Leasehold refers to owning a property but not the land it's built on, usually for a set period under a lease agreement. Lenders often require the lease to last for a certain number of years to qualify for equity release.

Third-Party

If you need someone else to manage your equity release on your behalf, they would be considered a Third Party. You must give permission for this, and there are specific areas of the process that a third party can handle.

Right to Remain

The Right to Remain ensures you can continue living in your home until the end of your equity release plan, usually until your death or a move into long-term care, as long as you adhere to the plan's conditions.

Variable Rate Plans

Variable rate plans feature interest rates that can change over time based on market conditions. These plans often start with lower interest rates, but the rate can fluctuate annually.

Lump Sum

A Lump Sum plan allows you to take out your equity release money in one single payment, giving you access to the full amount immediately.

Prevailing Rates

Prevailing rates refer to the current interest rate available at a given time. If you have a drawdown plan, any additional funds you withdraw in the future will be subject to the prevailing rates at that time, which may differ from your initial rate.

LTV (Loan to Value)

LTV stands for Loan to Value, which is the percentage of your property's value that you borrow. For example, if you borrow £30,000 against a property worth £100,000, your LTV is 30%.

Disbursements

Disbursements are costs incurred by your solicitor on your behalf, such as fees for property surveys or land registry searches. These are typically in addition to the solicitor's basic fees.

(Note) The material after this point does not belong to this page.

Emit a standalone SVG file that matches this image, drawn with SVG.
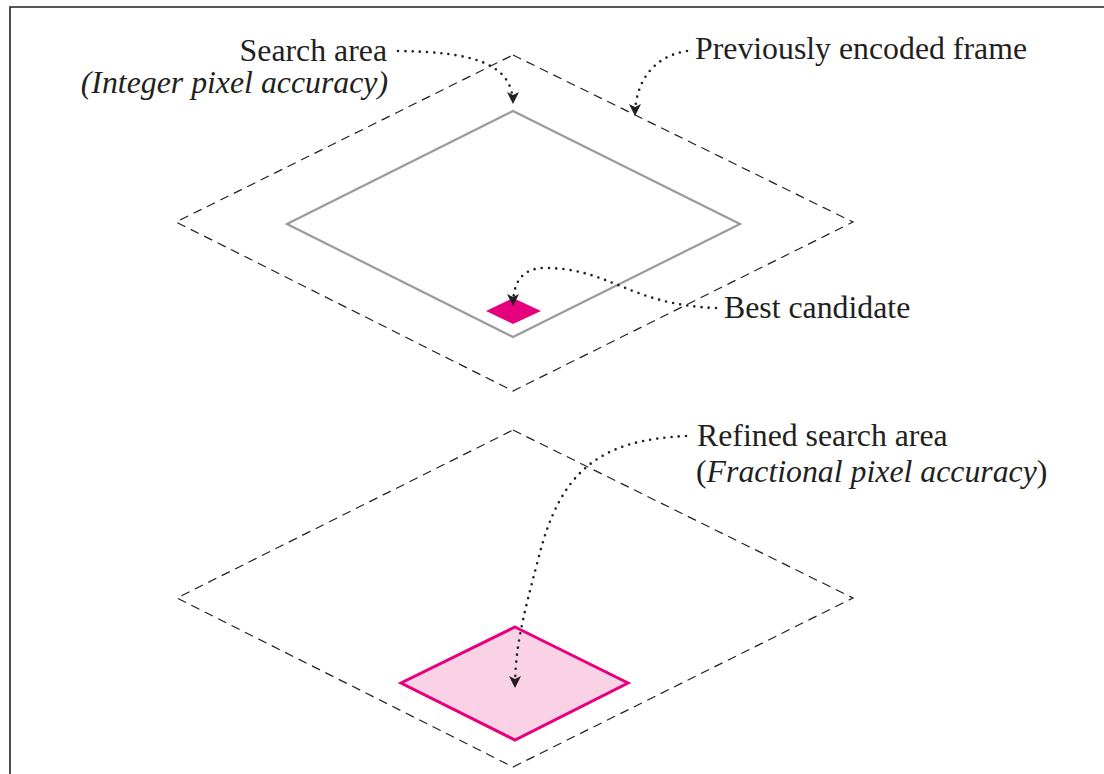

Retentions and Undertakings

During the property survey, the surveyor may identify necessary repairs. The lender may hold back some funds until these repairs are completed, or they might require you to agree to complete them within a specific timeframe.

Early Repayment Charge (ERC) Exemption

Some equity release plans offer an ERC exemption, allowing joint customers to repay their equity release without penalty if one partner passes away or moves into long-term care within a set period.

Up/Down Valuation

An Up/Down Valuation refers to a property valuation that is higher or lower than expected. This may affect the amount you can borrow or the interest rate offered by the lender.

Equity Release Council

The Equity Release Council is the industry body that ensures members maintain high standards of integrity and transparency in dealing with customers. Our company is proud to be a member of this organization.